• Aim of the task: Beginning with the opening line of the entries, return every line through the one containing "import plotly.graph_objects as go", both included, and nothing else. Omit pictures.

• Provided records:
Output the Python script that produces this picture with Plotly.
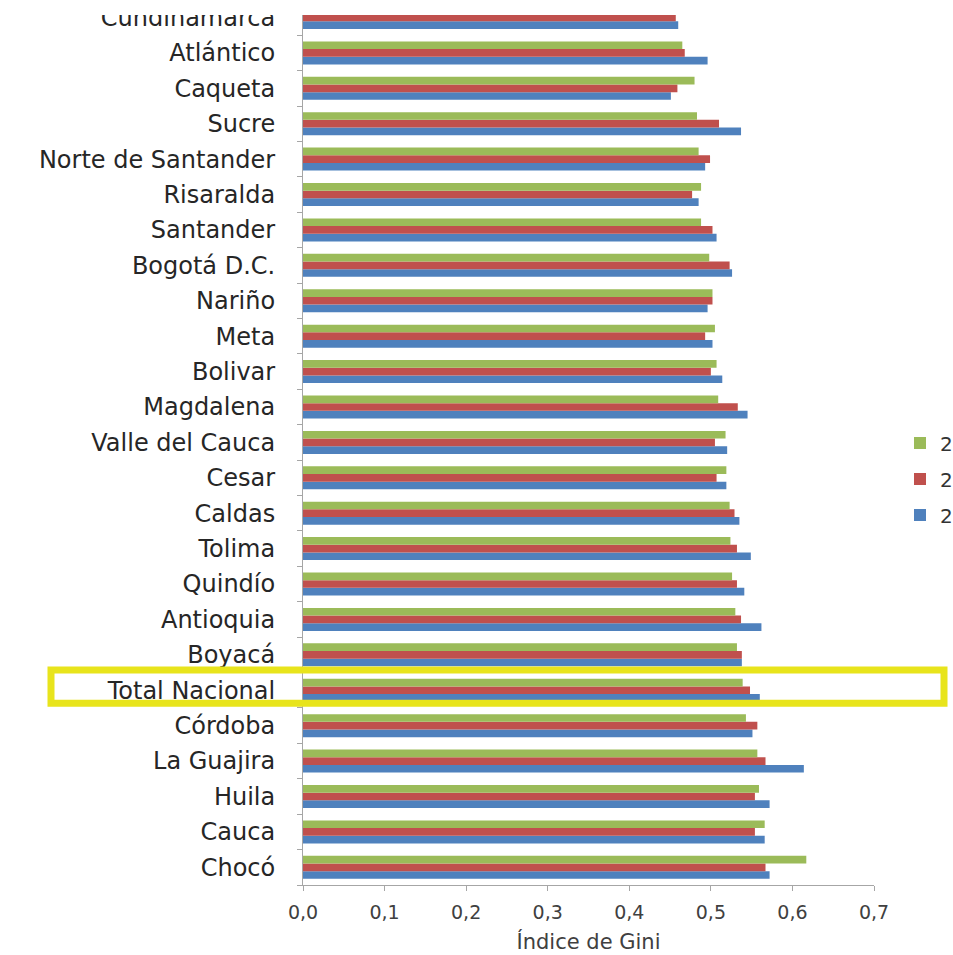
import plotly.graph_objects as go

# Departments, listed top to bottom as they appear on the chart
departamentos = [
    "Cundinamarca", "Atlántico", "Caqueta", "Sucre", "Norte de Santander",
    "Risaralda", "Santander", "Bogotá D.C.", "Nariño", "Meta", "Bolivar",
    "Magdalena", "Valle del Cauca", "Cesar", "Caldas", "Tolima", "Quindío",
    "Antioquia", "Boyacá", "Total Nacional", "Córdoba", "La Guajira",
    "Huila", "Cauca", "Chocó",
]

# Gini index per department and year (same order as above)
gini_2012 = [0.456, 0.465, 0.480, 0.483, 0.485, 0.488, 0.488, 0.498, 0.502,
             0.505, 0.507, 0.509, 0.518, 0.519, 0.523, 0.524, 0.526, 0.530,
             0.532, 0.539, 0.543, 0.557, 0.559, 0.566, 0.617]
gini_2011 = [0.457, 0.468, 0.459, 0.510, 0.499, 0.477, 0.502, 0.523, 0.502,
             0.493, 0.500, 0.533, 0.505, 0.507, 0.529, 0.532, 0.532, 0.537,
             0.538, 0.548, 0.557, 0.567, 0.554, 0.554, 0.567]
gini_2010 = [0.460, 0.496, 0.451, 0.537, 0.493, 0.485, 0.507, 0.526, 0.496,
             0.502, 0.514, 0.545, 0.520, 0.519, 0.535, 0.549, 0.541, 0.562,
             0.538, 0.560, 0.551, 0.614, 0.572, 0.566, 0.572]

x_ticks = [0.0, 0.1, 0.2, 0.3, 0.4, 0.5, 0.6, 0.7]
highlight = "Total Nacional"

# bottom-to-top order for the categorical axis
orden = departamentos[::-1]
y_top = 24.07  # top row is partly cut off by the upper edge

series = [
    ("2010", gini_2010, "#4F81BD"),
    ("2011", gini_2011, "#C0504D"),
    ("2012", gini_2012, "#9BBB59"),
]

fig = go.Figure()
for rank, (nombre, valores, color) in enumerate(series):
    fig.add_trace(go.Bar(
        x=valores, y=departamentos, name=nombre, orientation="h",
        marker=dict(color=color, line=dict(width=0)),
        legendgroup=nombre, legendrank=len(series) - rank,
    ))

W, H = 953, 955
m_l, m_r, m_t, m_b = 303, 79, 15, 70
plot_w = W - m_l - m_r

idx = orden.index(highlight)

def px_to_paper_x(px):
    return (px - m_l) / plot_w

fig.update_layout(
    width=W, height=H,
    margin=dict(l=m_l, r=m_r, t=m_t, b=m_b, autoexpand=False),
    barmode="group", bargap=0.35, bargroupgap=0.0,
    plot_bgcolor="white", paper_bgcolor="white",
    separators=",.",
    font=dict(family="DejaVu Sans", color="#333333"),
    showlegend=True,
    legend=dict(
        x=px_to_paper_x(900), xanchor="left",
        y=(H - m_b - 479) / (H - m_t - m_b), yanchor="middle",
        traceorder="grouped", tracegroupgap=7,
        font=dict(size=20, color="#333333"),
        bgcolor="rgba(0,0,0,0)",
    ),
    xaxis=dict(
        range=[0, 0.7], tickvals=x_ticks, tickformat=".1f",
        showgrid=False, zeroline=False,
        showline=True, linecolor="#A6A6A6", linewidth=1,
        ticks="outside", ticklen=5, tickcolor="#A6A6A6",
        tickfont=dict(size=19, color="#404040"),
        ticklabelstandoff=5,
        title=dict(text="Índice de Gini", font=dict(size=21, color="#404040"), standoff=12),
    ),
    yaxis=dict(
        type="category", categoryorder="array", categoryarray=orden,
        range=[-0.5, y_top],
        showgrid=False, zeroline=False,
        showline=True, linecolor="#A6A6A6", linewidth=1,
        ticks="outside", ticklen=5, tickcolor="#A6A6A6", tickson="boundaries",
        tickfont=dict(size=24, color="#262626"),
        ticklabelstandoff=22,
    ),
    shapes=[
        # yellow frame around the national total row
        dict(type="rect", xref="paper", yref="y",
             x0=px_to_paper_x(51), x1=px_to_paper_x(944),
             y0=idx - 0.37, y1=idx + 0.57,
             line=dict(color="#E8E41C", width=7), fillcolor="rgba(0,0,0,0)",
             layer="above"),
        # white strip along the top edge
        dict(type="rect", xref="paper", yref="paper",
             x0=-1, x1=1.3, y0=1.0, y1=1.1,
             line=dict(width=0), fillcolor="white", layer="above"),
    ],
)

fig.write_html("out.html")
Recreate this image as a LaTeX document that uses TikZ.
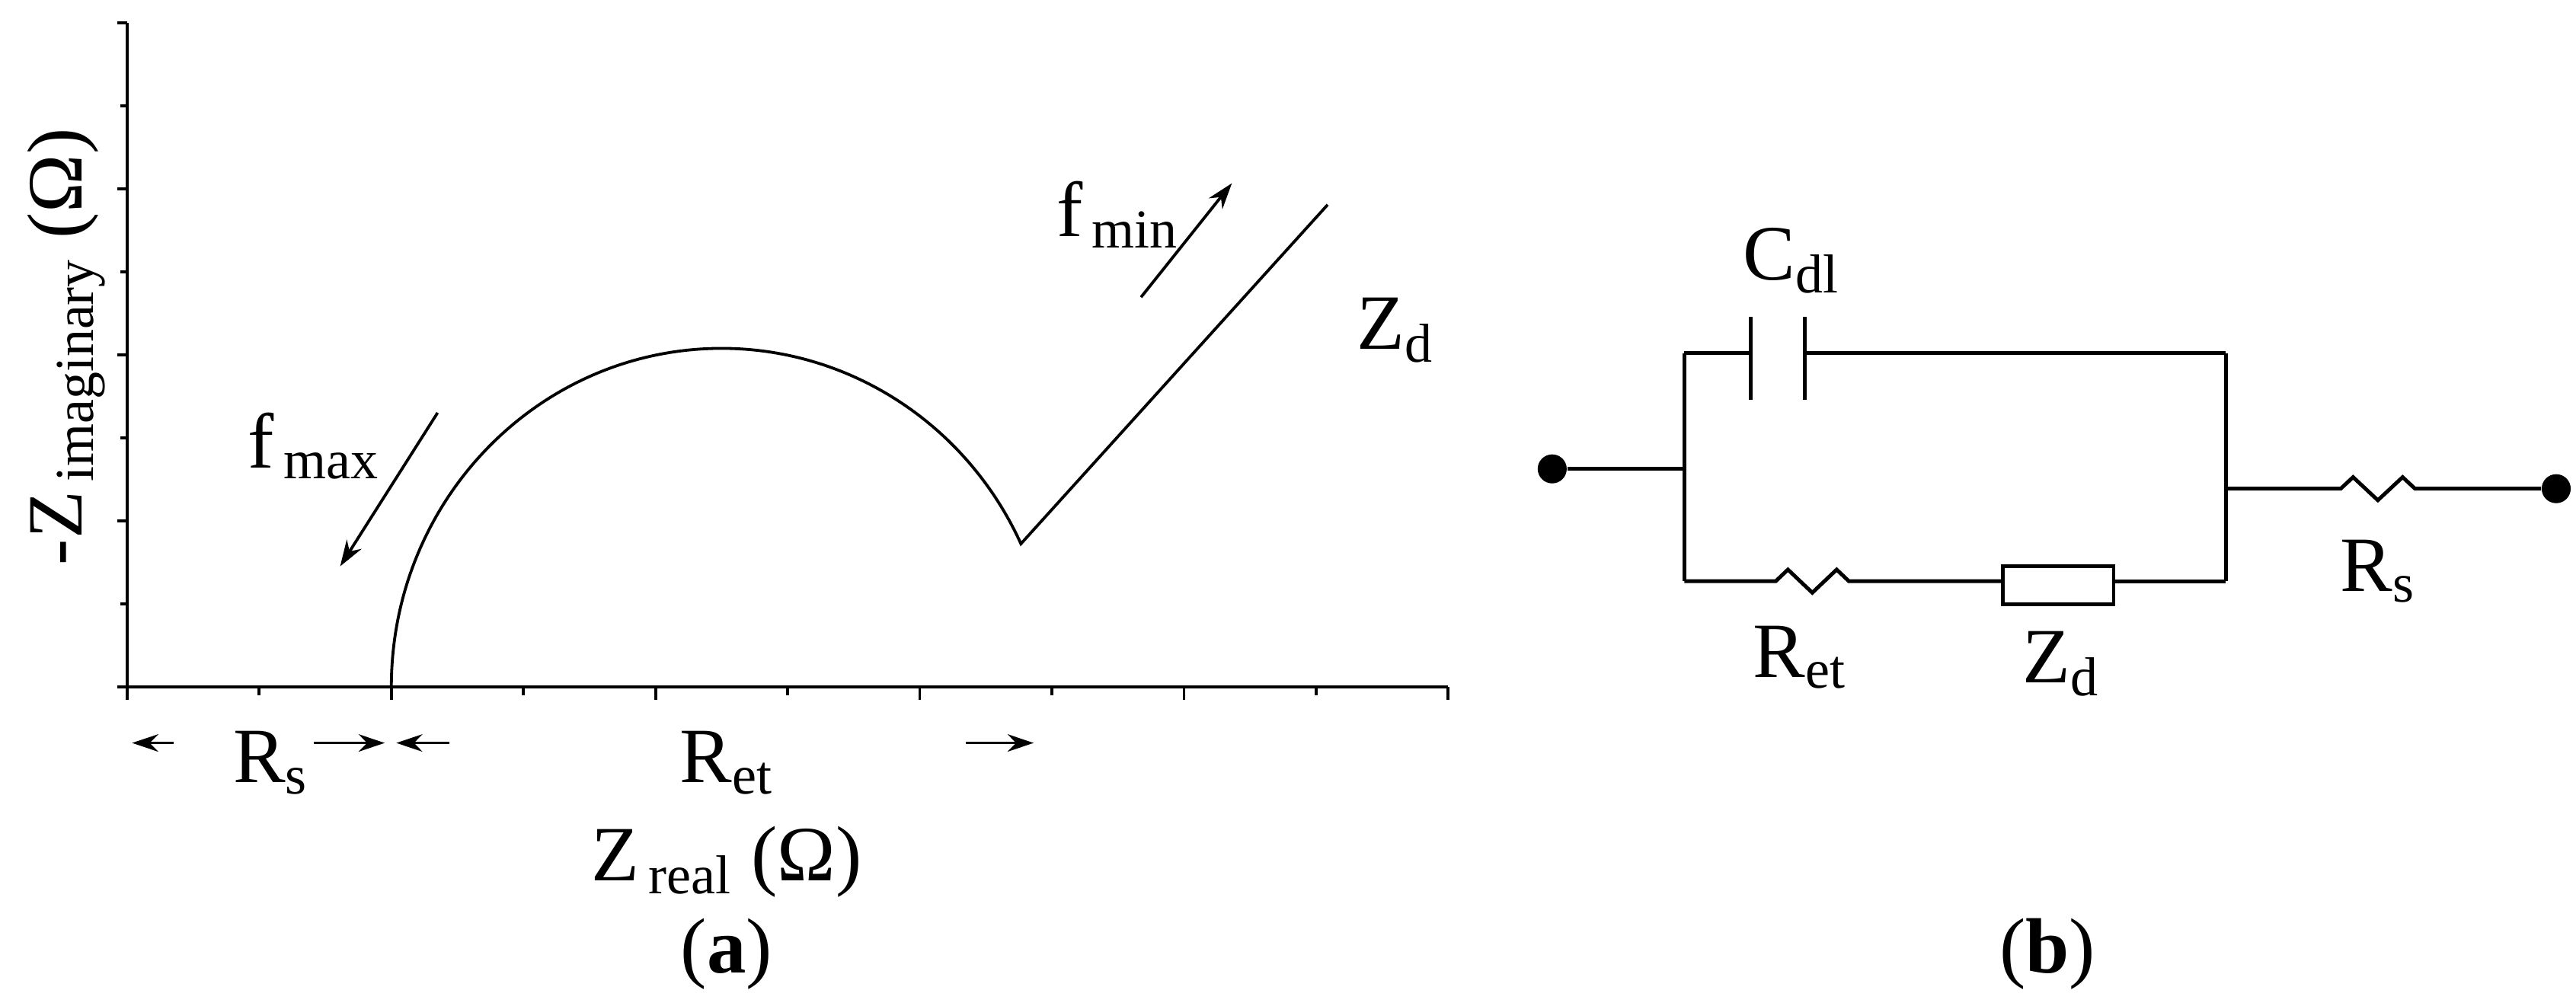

• Task solution:
Output the Python script that produces this picture with Plotly.
import plotly.graph_objects as go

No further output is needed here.